At the 1977 Summer Universiade, held in Sofia, Arantes won a gold medal in the 100-metre backstroke. At the 1979 Summer Universiade, held in Mexico City, Arantes won a silver medal in the 100-metre backstroke. At the 1981 Summer Universiade, held in Bucharest, Arantes won two bronze medals in the 100-metre backstroke and in the 4×100-metre medley relay.

Around 1977–1981, he studied business administration and trained at Indiana University Bloomington, and graduated with a bachelor's degree in 1981. After retiring from swimming in the early 1980s, he became a notable national film and TV actor, and sang in a band.

==Family and death==
He was a son of Rômulo Duncan Arantes, thus his full name literally means Rômulo Duncan Arantes, Jr. (filho = son). In the 1990s, Arantes became an amateur pilot and even built a landing strip at his farm near Maripá de Minas.

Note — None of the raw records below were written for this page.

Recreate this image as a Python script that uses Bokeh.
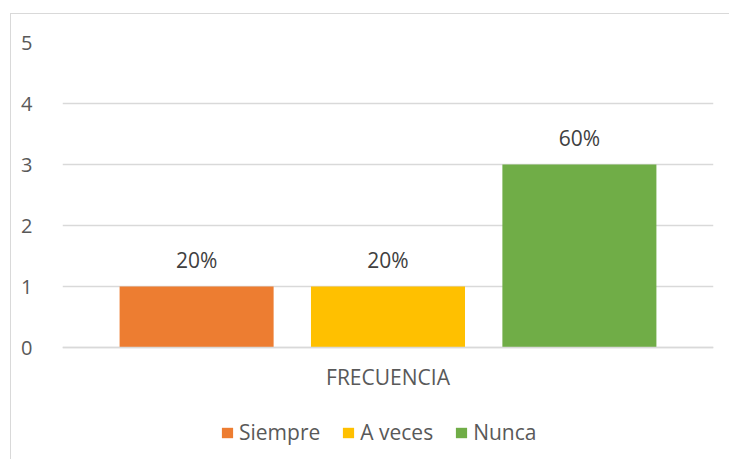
from bokeh.plotting import figure
from bokeh.models import ColumnDataSource, FactorRange, Range1d, Legend, LegendItem
from bokeh.transform import dodge
from bokeh.core.properties import value
from bokeh.embed import file_html
from bokeh.resources import INLINE

# ---- data ----
categories = ["FRECUENCIA"]
series_names = ["Siempre", "A veces", "Nunca"]
series_values = [1, 1, 3]
pct_labels = ["20%", "20%", "60%"]
y_ticks = [0, 1, 2, 3, 4, 5]

# ---- style ----
colors = ["#ED7D31", "#FFC000", "#70AD47"]
offsets = [-0.294, 0.0, 0.294]
bar_width = 0.2366
FONT = "Open Sans"
GRID = "#d9d9d9"
TXT = "#595959"

p = figure(
    x_range=FactorRange(factors=categories),
    y_range=Range1d(-1.852, 5),   # extra room under 0 holds category label and legend
    width=719, height=446,
    output_backend="svg", toolbar_location=None,
    min_border_left=51, min_border_right=17,
    min_border_top=28, min_border_bottom=0,
    margin=(13, 0, 0, 10),
    styles={"border-left": "1px solid #d9d9d9", "border-top": "1px solid #d9d9d9"},
)
p.outline_line_color = None
p.background_fill_color = "white"
p.border_fill_color = "white"

p.xgrid.grid_line_color = None
p.ygrid.grid_line_color = GRID
p.ygrid.grid_line_width = 1.3
p.ygrid.ticker = y_ticks

p.yaxis.ticker = y_ticks
p.yaxis.axis_line_color = None
p.yaxis.major_tick_line_color = None
p.yaxis.minor_tick_line_color = None
p.yaxis.major_label_standoff = 24
p.yaxis.major_label_text_font = FONT
p.yaxis.major_label_text_font_size = "20px"
p.yaxis.major_label_text_color = TXT

p.xaxis.fixed_location = 0
p.xaxis.axis_line_color = GRID
p.xaxis.axis_line_width = 1.3
p.xaxis.major_tick_line_color = None
p.xaxis.minor_tick_line_color = None
p.xaxis.major_label_standoff = 9
p.xaxis.major_label_text_font = FONT
p.xaxis.major_label_text_font_size = "21px"
p.xaxis.major_label_text_color = TXT

items = []
for name, val, pct, col, off in zip(series_names, series_values, pct_labels, colors, offsets):
    src = ColumnDataSource(dict(x=categories, top=[val], label=[pct]))
    r = p.vbar(x=dodge("x", off, range=p.x_range), top="top", width=bar_width,
               source=src, fill_color=col, line_color=None)
    p.text(x=dodge("x", off, range=p.x_range), y="top", text="label", source=src,
           y_offset=-27, text_align="center", text_baseline="alphabetic",
           text_font=value(FONT), text_font_size="21px", text_color="#404040")
    items.append(LegendItem(label=name, renderers=[r]))

legend = Legend(items=items, orientation="horizontal", location=(158, 14),
                padding=0, margin=0, spacing=21, label_standoff=5,
                glyph_width=14, glyph_height=13,
                label_text_font=FONT, label_text_font_size="21px",
                label_text_color=TXT, border_line_color=None,
                background_fill_alpha=0)
p.add_layout(legend)

open("out.html", "w").write(file_html(p, INLINE))
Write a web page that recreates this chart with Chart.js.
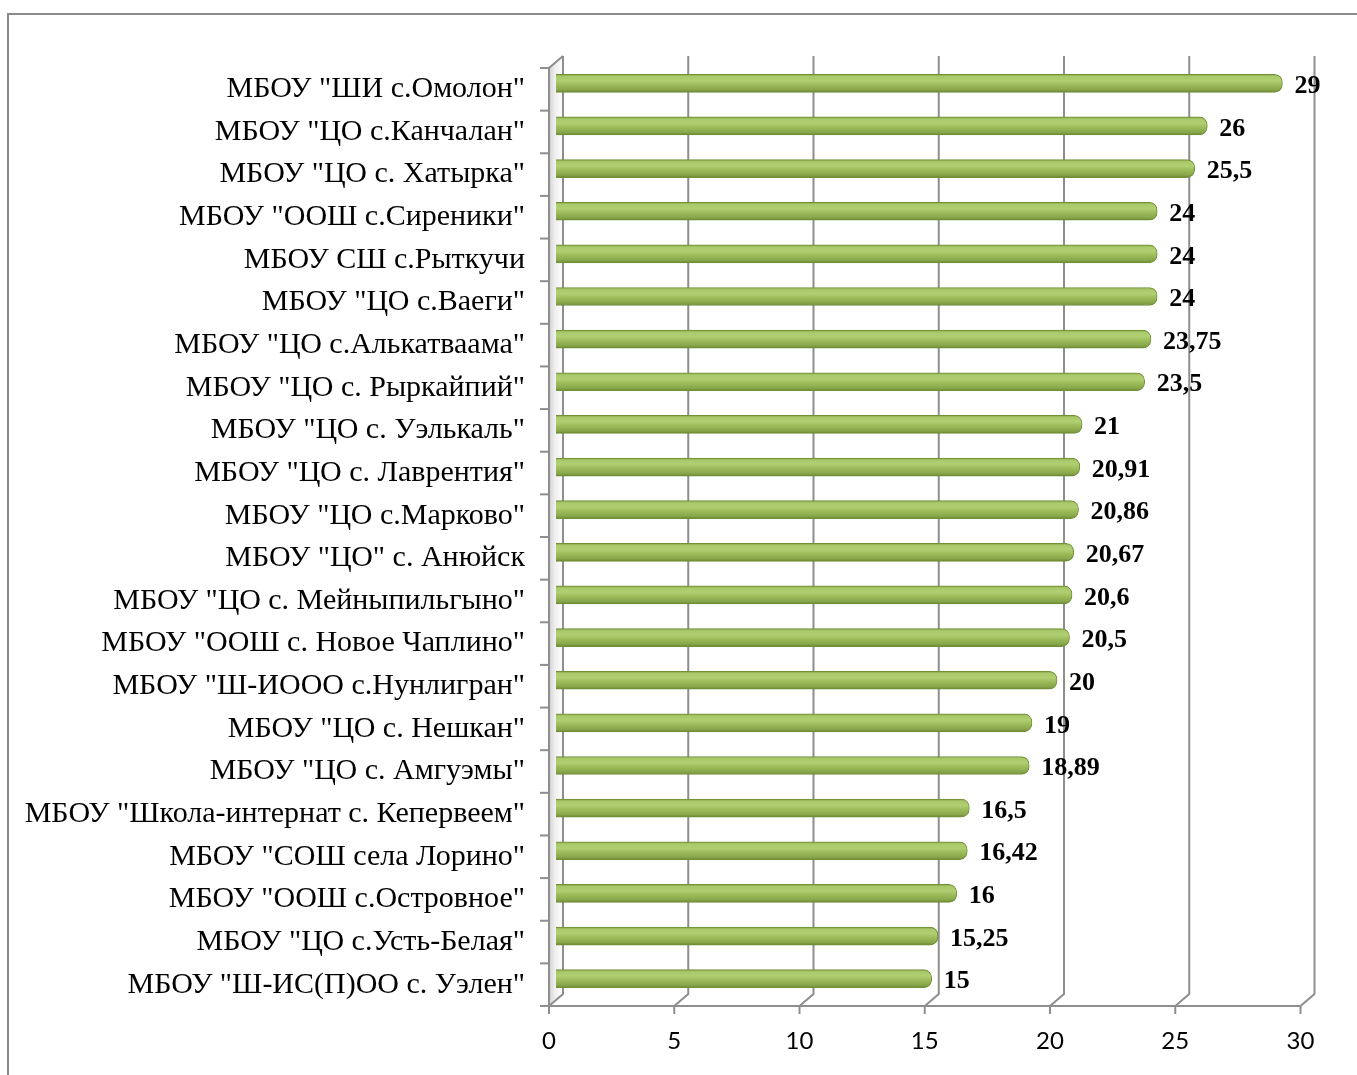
<!DOCTYPE html>
<html>
<head>
<meta charset="utf-8">
<script src="https://cdn.jsdelivr.net/npm/chart.js@4.4.1/dist/chart.umd.min.js"></script>
<style>
  html, body { margin: 0; padding: 0; background: #fff; }
  #wrap { width: 1357px; height: 1075px; position: relative; }
</style>
</head>
<body>
<div id="wrap"><canvas id="chart" width="1357" height="1075"></canvas></div>
<script>
// ── Données ──
const schools = [
  'МБОУ "ШИ с.Омолон"',
  'МБОУ "ЦО с.Канчалан"',
  'МБОУ "ЦО с. Хатырка"',
  'МБОУ "ООШ с.Сиреники"',
  'МБОУ СШ с.Рыткучи',
  'МБОУ "ЦО с.Ваеги"',
  'МБОУ "ЦО с.Алькатваама"',
  'МБОУ "ЦО с. Рыркайпий"',
  'МБОУ "ЦО с. Уэлькаль"',
  'МБОУ "ЦО с. Лаврентия"',
  'МБОУ "ЦО с.Марково"',
  'МБОУ "ЦО" с. Анюйск',
  'МБОУ "ЦО с. Мейныпильгыно"',
  'МБОУ "ООШ с. Новое Чаплино"',
  'МБОУ "Ш-ИООО с.Нунлигран"',
  'МБОУ "ЦО с. Нешкан"',
  'МБОУ "ЦО с. Амгуэмы"',
  'МБОУ "Школа-интернат с. Кепервеем"',
  'МБОУ "СОШ села Лорино"',
  'МБОУ "ООШ с.Островное"',
  'МБОУ "ЦО с.Усть-Белая"',
  'МБОУ "Ш-ИС(П)ОО с. Уэлен"'
];
const scores = [29, 26, 25.5, 24, 24, 24, 23.75, 23.5, 21, 20.91, 20.86, 20.67,
                20.6, 20.5, 20, 19, 18.89, 16.5, 16.42, 16, 15.25, 15];
const xTicks = [0, 5, 10, 15, 20, 25, 30];

// profondeur de l'effet 3D (décalage plan avant / plan arrière)
const DX = 7, DY = 6;
const LINE = '#8e8e8e';

function fmt(v) { return String(v).replace('.', ','); }

function barGradient(ctx) {
  const chart = ctx.chart;
  const y = chart.scales && chart.scales.y;
  if (ctx.dataIndex === undefined || !y) return '#9bbb59';
  const c = y.getPixelForValue(ctx.dataIndex);
  if (!isFinite(c)) return '#9bbb59';
  const g = chart.ctx.createLinearGradient(0, c - 9, 0, c + 9);
  g.addColorStop(0, '#86a345');
  g.addColorStop(0.12, '#a9c96a');
  g.addColorStop(0.35, '#b0cf72');
  g.addColorStop(0.6, '#9bbb59');
  g.addColorStop(0.86, '#88a64a');
  g.addColorStop(1, '#6a8532');
  return g;
}

// ── Cadre, parois et grille 3D ──
const walls = {
  id: 'walls',
  beforeDatasetsDraw(chart) {
    const { ctx, chartArea: a, scales: { x } } = chart;
    const fl = a.left - DX, fb = a.bottom + DY, ft = a.top + DY;  // plan avant
    const bl = a.left + DX, bb = a.bottom - DY, bt = a.top - DY;  // plan arrière
    ctx.save();

    // cadre extérieur
    ctx.strokeStyle = '#8a8a8a';
    ctx.lineWidth = 2;
    ctx.strokeRect(8, 14, 1360, 1080);

    // paroi gauche
    const wg = ctx.createLinearGradient(fl, 0, bl, 0);
    wg.addColorStop(0, '#d0d0d0');
    wg.addColorStop(0.4, '#eeeeee');
    wg.addColorStop(1, '#ffffff');
    ctx.fillStyle = wg;
    ctx.beginPath();
    ctx.moveTo(fl, ft); ctx.lineTo(bl, bt); ctx.lineTo(bl, bb); ctx.lineTo(fl, fb);
    ctx.closePath();
    ctx.fill();

    ctx.strokeStyle = LINE;
    ctx.lineWidth = 2;

    // lignes de grille verticales (plan arrière) + diagonales du sol
    xTicks.forEach(v => {
      const px = x.getPixelForValue(v);
      ctx.beginPath();
      ctx.moveTo(px + DX, bt);
      ctx.lineTo(px + DX, bb);
      ctx.lineTo(px - DX, fb);
      ctx.stroke();
      // graduation
      ctx.beginPath();
      ctx.moveTo(px - DX, fb);
      ctx.lineTo(px - DX, fb + 8);
      ctx.stroke();
    });

    // axe avant horizontal
    ctx.beginPath();
    ctx.moveTo(fl, fb);
    ctx.lineTo(x.getPixelForValue(30) - DX, fb);
    ctx.stroke();

    // axe vertical avant + haut de paroi
    ctx.beginPath();
    ctx.moveTo(bl, bt);
    ctx.lineTo(fl, ft);
    ctx.lineTo(fl, fb);
    ctx.stroke();

    // graduations catégories
    const band = (a.bottom - a.top) / schools.length;
    for (let i = 0; i <= schools.length; i++) {
      const ty = ft + i * band;
      ctx.beginPath();
      ctx.moveTo(fl - 9, ty);
      ctx.lineTo(fl, ty);
      ctx.stroke();
    }
    ctx.restore();
  }
};

// ── Étiquettes de valeurs ──
const valueLabels = {
  id: 'valueLabels',
  afterDatasetsDraw(chart) {
    const { ctx } = chart;
    const meta = chart.getDatasetMeta(0);
    ctx.save();
    ctx.font = 'bold 26px "Liberation Serif", "Times New Roman", serif';
    ctx.fillStyle = '#000';
    ctx.textAlign = 'left';
    ctx.textBaseline = 'middle';
    meta.data.forEach((bar, i) => {
      ctx.fillText(fmt(scores[i]), bar.x + 12, bar.y + 3);
    });
    ctx.restore();
  }
};

new Chart(document.getElementById('chart'), {
  type: 'bar',
  data: {
    labels: schools,
    datasets: [{
      data: scores,
      backgroundColor: barGradient,
      borderColor: '#72903a',
      borderWidth: 1,
      borderSkipped: 'start',
      borderRadius: { topRight: 8, bottomRight: 8 },
      barThickness: 18
    }]
  },
  options: {
    indexAxis: 'y',
    responsive: false,
    animation: false,
    layout: { padding: { top: 62, right: 49.5, left: 0, bottom: 0 } },
    plugins: { legend: { display: false }, tooltip: { enabled: false } },
    scales: {
      x: {
        min: 0, max: 30,
        afterFit: s => { s.height = 75; },
        afterBuildTicks: s => { s.ticks = xTicks.map(v => ({ value: v })); },
        grid: { display: false, drawTicks: false },
        border: { display: false },
        ticks: {
          padding: 27,
          labelOffset: -DX,
          color: '#000',
          font: { family: 'Lato', size: 24 }
        }
      },
      y: {
        afterFit: s => { s.width = 556; },
        grid: { display: false, drawTicks: false },
        border: { display: false },
        ticks: {
          padding: 31,
          labelOffset: DY,
          color: '#000',
          autoSkip: false,
          font: { family: 'Liberation Serif', size: 30 }
        }
      }
    }
  },
  plugins: [walls, valueLabels]
});
</script>
</body>
</html>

Two days before his 43 birthday, while his family was preparing for celebrations at the farm, he flew an ultralight plane Ultravia Pelican with 24-year-old friend Fábio Amorim Ribeiro Ruivo. Minutes after take-off, the plane crashed, just some 500 meters from the runway, instantly killing both men.

His widow Valéria Braga (b. 1955) is a businesswoman. His son Rômulo Neto (b. 1987) and daughter Cloé Schmidt Arantes are also actors and models.